Set exercise
Go through the material and write it all out exactly, minus the pictures.

Available data
────

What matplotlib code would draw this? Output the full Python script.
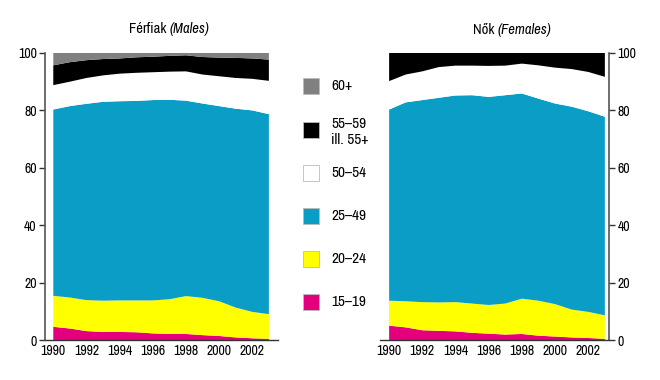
import matplotlib
matplotlib.use("Agg")
import matplotlib.pyplot as plt
from matplotlib import font_manager
from matplotlib.patches import Rectangle

names = {f.name for f in font_manager.fontManager.ttflist}
fam = "DejaVu Sans"
for cand in ["Archivo Narrow", "Roboto Condensed", "PT Sans Narrow", "Fira Sans Condensed",
             "IBM Plex Sans Condensed", "Barlow Semi Condensed", "Pragati Narrow",
             "Liberation Sans Narrow"]:
    if cand in names:
        fam = cand
        break
plt.rcParams["font.family"] = [fam, "DejaVu Sans"]

years = list(range(1990, 2004))

# Males: share of each age group (%)
m_15_19 = [4.6, 4.0, 3.1, 2.8, 2.8, 2.7, 2.3, 2.1, 2.1, 1.7, 1.4, 0.9, 0.6, 0.4]
m_20_24 = [10.8, 10.8, 10.8, 10.9, 11.0, 11.1, 11.5, 12.1, 13.2, 13.0, 12.1, 10.4, 9.2, 8.6]
m_25_49 = [64.9, 66.7, 68.4, 69.3, 69.4, 69.5, 69.8, 69.5, 68.1, 67.7, 68.0, 69.3, 70.2, 69.7]
m_50_54 = [8.5, 8.5, 9.0, 9.2, 9.6, 9.8, 9.7, 9.8, 10.2, 10.1, 10.4, 10.7, 11.0, 11.6]
m_55_59 = [6.9, 6.8, 6.2, 5.7, 5.3, 5.4, 5.4, 5.5, 5.6, 6.1, 6.5, 7.0, 7.1, 7.4]
m_60p = [4.3, 3.2, 2.5, 2.1, 1.9, 1.5, 1.3, 1.0, 0.8, 1.4, 1.6, 1.7, 1.9, 2.3]

# Females: share of each age group (%)
f_15_19 = [5.0, 4.4, 3.4, 3.2, 3.0, 2.5, 2.2, 1.9, 2.1, 1.5, 1.2, 0.9, 0.7, 0.4]
f_20_24 = [8.7, 9.1, 9.8, 9.9, 10.2, 10.2, 10.0, 10.8, 12.3, 12.2, 11.3, 9.7, 9.1, 8.2]
f_25_49 = [66.6, 69.3, 70.4, 71.3, 72.0, 72.6, 72.5, 72.6, 71.5, 70.4, 69.9, 70.7, 69.9, 69.2]
f_50_54 = [9.9, 9.7, 10.0, 10.7, 10.4, 10.3, 10.8, 10.3, 10.4, 11.6, 12.5, 13.1, 13.7, 13.9]
f_55p = [9.8, 7.5, 6.4, 4.9, 4.4, 4.4, 4.5, 4.4, 3.7, 4.3, 5.1, 5.6, 6.6, 8.3]

legend_labels = ["60+", "55–59\nill. 55+", "50–54", "25–49", "20–24", "15–19"]
xticks = [1990, 1992, 1994, 1996, 1998, 2000, 2002]
yticks = [0, 20, 40, 60, 80, 100]

c_pink = "#e4007d"
c_yellow = "#ffff00"
c_blue = "#0a9dc6"
c_white = "#ffffff"
c_black = "#000000"
c_gray = "#808080"
legend_colors = [c_gray, c_black, c_white, c_blue, c_yellow, c_pink]

W, H = 660, 380
fig = plt.figure(figsize=(6.6, 3.8), dpi=100)

def ax_rect(x0, x1, ytop, ybot):
    return [x0 / W, 1 - ybot / H, (x1 - x0) / W, (ybot - ytop) / H]

axL = fig.add_axes(ax_rect(45, 278, 53, 340))
axR = fig.add_axes(ax_rect(380, 609, 53, 340))

axL.stackplot(years, m_15_19, m_20_24, m_25_49, m_50_54, m_55_59, m_60p,
              colors=[c_pink, c_yellow, c_blue, c_white, c_black, c_gray], linewidth=0)
axR.stackplot(years, f_15_19, f_20_24, f_25_49, f_50_54, f_55p,
              colors=[c_pink, c_yellow, c_blue, c_white, c_black], linewidth=0)

axL.set_xlim(1989.5, 2003.55)
axR.set_xlim(1989.45, 2003.25)

for ax, side in ((axL, "left"), (axR, "right")):
    ax.set_ylim(0, 100)
    ax.set_yticks(yticks)
    ax.set_xticks(xticks)
    for s in ax.spines.values():
        s.set_visible(False)
    ax.spines["bottom"].set_visible(True)
    ax.spines[side].set_visible(True)
    ax.spines["bottom"].set_color("#333333")
    ax.spines[side].set_color("#555555")
    ax.spines["bottom"].set_linewidth(1.0)
    ax.spines[side].set_linewidth(1.2)
    ax.tick_params(axis="x", length=0, pad=3, labelsize=10)
    ax.tick_params(axis="y", length=4, width=1, color="#333333", labelsize=10, pad=2)
    if side == "right":
        ax.yaxis.tick_right()
    ax.set_facecolor("white")

def two_part_title(xc, y, a, b, fs=10.5):
    t1 = fig.text(0, 0, a, fontsize=fs)
    t2 = fig.text(0, 0, b, fontsize=fs, style="italic")
    fig.canvas.draw()
    r = fig.canvas.get_renderer()
    w1 = t1.get_window_extent(r).width
    w2 = t2.get_window_extent(r).width
    x0 = xc - (w1 + w2) / 2
    t1.set_position((x0 / W, 1 - y / H))
    t2.set_position(((x0 + w1) / W, 1 - y / H))
    t1.set_va("center"); t2.set_va("center")

two_part_title(169, 29, "Férfiak ", "(Males)")
two_part_title(512, 30, "Nők ", "(Females)")

legend_y = [86, 130, 173, 216, 259, 302]
for lab, col, yc in zip(legend_labels, legend_colors, legend_y):
    sq = 16
    fig.add_artist(Rectangle((303 / W, 1 - (yc + sq / 2) / H), sq / W, sq / H,
                             transform=fig.transFigure, facecolor=col,
                             edgecolor="#bbbbbb", linewidth=0.6))
    ty = yc + 2 if "\n" in lab else yc
    fig.text(331 / W, 1 - ty / H, lab, fontsize=11, va="center", ha="left",
             linespacing=1.1)

fig.savefig("out.png", dpi=100)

────

Solution to this task
What matplotlib code would draw this? Output the full Python script.
import matplotlib
matplotlib.use("Agg")
import matplotlib.pyplot as plt
from matplotlib import font_manager
from matplotlib.patches import Rectangle

names = {f.name for f in font_manager.fontManager.ttflist}
fam = "DejaVu Sans"
for cand in ["Archivo Narrow", "Roboto Condensed", "PT Sans Narrow", "Fira Sans Condensed",
             "IBM Plex Sans Condensed", "Barlow Semi Condensed", "Pragati Narrow",
             "Liberation Sans Narrow"]:
    if cand in names:
        fam = cand
        break
plt.rcParams["font.family"] = [fam, "DejaVu Sans"]

years = list(range(1990, 2004))

# Males: share of each age group (%)
m_15_19 = [4.6, 4.0, 3.1, 2.8, 2.8, 2.7, 2.3, 2.1, 2.1, 1.7, 1.4, 0.9, 0.6, 0.4]
m_20_24 = [10.8, 10.8, 10.8, 10.9, 11.0, 11.1, 11.5, 12.1, 13.2, 13.0, 12.1, 10.4, 9.2, 8.6]
m_25_49 = [64.9, 66.7, 68.4, 69.3, 69.4, 69.5, 69.8, 69.5, 68.1, 67.7, 68.0, 69.3, 70.2, 69.7]
m_50_54 = [8.5, 8.5, 9.0, 9.2, 9.6, 9.8, 9.7, 9.8, 10.2, 10.1, 10.4, 10.7, 11.0, 11.6]
m_55_59 = [6.9, 6.8, 6.2, 5.7, 5.3, 5.4, 5.4, 5.5, 5.6, 6.1, 6.5, 7.0, 7.1, 7.4]
m_60p = [4.3, 3.2, 2.5, 2.1, 1.9, 1.5, 1.3, 1.0, 0.8, 1.4, 1.6, 1.7, 1.9, 2.3]

# Females: share of each age group (%)
f_15_19 = [5.0, 4.4, 3.4, 3.2, 3.0, 2.5, 2.2, 1.9, 2.1, 1.5, 1.2, 0.9, 0.7, 0.4]
f_20_24 = [8.7, 9.1, 9.8, 9.9, 10.2, 10.2, 10.0, 10.8, 12.3, 12.2, 11.3, 9.7, 9.1, 8.2]
f_25_49 = [66.6, 69.3, 70.4, 71.3, 72.0, 72.6, 72.5, 72.6, 71.5, 70.4, 69.9, 70.7, 69.9, 69.2]
f_50_54 = [9.9, 9.7, 10.0, 10.7, 10.4, 10.3, 10.8, 10.3, 10.4, 11.6, 12.5, 13.1, 13.7, 13.9]
f_55p = [9.8, 7.5, 6.4, 4.9, 4.4, 4.4, 4.5, 4.4, 3.7, 4.3, 5.1, 5.6, 6.6, 8.3]

legend_labels = ["60+", "55–59\nill. 55+", "50–54", "25–49", "20–24", "15–19"]
xticks = [1990, 1992, 1994, 1996, 1998, 2000, 2002]
yticks = [0, 20, 40, 60, 80, 100]

c_pink = "#e4007d"
c_yellow = "#ffff00"
c_blue = "#0a9dc6"
c_white = "#ffffff"
c_black = "#000000"
c_gray = "#808080"
legend_colors = [c_gray, c_black, c_white, c_blue, c_yellow, c_pink]

W, H = 660, 380
fig = plt.figure(figsize=(6.6, 3.8), dpi=100)

def ax_rect(x0, x1, ytop, ybot):
    return [x0 / W, 1 - ybot / H, (x1 - x0) / W, (ybot - ytop) / H]

axL = fig.add_axes(ax_rect(45, 278, 53, 340))
axR = fig.add_axes(ax_rect(380, 609, 53, 340))

axL.stackplot(years, m_15_19, m_20_24, m_25_49, m_50_54, m_55_59, m_60p,
              colors=[c_pink, c_yellow, c_blue, c_white, c_black, c_gray], linewidth=0)
axR.stackplot(years, f_15_19, f_20_24, f_25_49, f_50_54, f_55p,
              colors=[c_pink, c_yellow, c_blue, c_white, c_black], linewidth=0)

axL.set_xlim(1989.5, 2003.55)
axR.set_xlim(1989.45, 2003.25)

for ax, side in ((axL, "left"), (axR, "right")):
    ax.set_ylim(0, 100)
    ax.set_yticks(yticks)
    ax.set_xticks(xticks)
    for s in ax.spines.values():
        s.set_visible(False)
    ax.spines["bottom"].set_visible(True)
    ax.spines[side].set_visible(True)
    ax.spines["bottom"].set_color("#333333")
    ax.spines[side].set_color("#555555")
    ax.spines["bottom"].set_linewidth(1.0)
    ax.spines[side].set_linewidth(1.2)
    ax.tick_params(axis="x", length=0, pad=3, labelsize=10)
    ax.tick_params(axis="y", length=4, width=1, color="#333333", labelsize=10, pad=2)
    if side == "right":
        ax.yaxis.tick_right()
    ax.set_facecolor("white")

def two_part_title(xc, y, a, b, fs=10.5):
    t1 = fig.text(0, 0, a, fontsize=fs)
    t2 = fig.text(0, 0, b, fontsize=fs, style="italic")
    fig.canvas.draw()
    r = fig.canvas.get_renderer()
    w1 = t1.get_window_extent(r).width
    w2 = t2.get_window_extent(r).width
    x0 = xc - (w1 + w2) / 2
    t1.set_position((x0 / W, 1 - y / H))
    t2.set_position(((x0 + w1) / W, 1 - y / H))
    t1.set_va("center"); t2.set_va("center")

two_part_title(169, 29, "Férfiak ", "(Males)")
two_part_title(512, 30, "Nők ", "(Females)")

legend_y = [86, 130, 173, 216, 259, 302]
for lab, col, yc in zip(legend_labels, legend_colors, legend_y):
    sq = 16
    fig.add_artist(Rectangle((303 / W, 1 - (yc + sq / 2) / H), sq / W, sq / H,
                             transform=fig.transFigure, facecolor=col,
                             edgecolor="#bbbbbb", linewidth=0.6))
    ty = yc + 2 if "\n" in lab else yc
    fig.text(331 / W, 1 - ty / H, lab, fontsize=11, va="center", ha="left",
             linespacing=1.1)

fig.savefig("out.png", dpi=100)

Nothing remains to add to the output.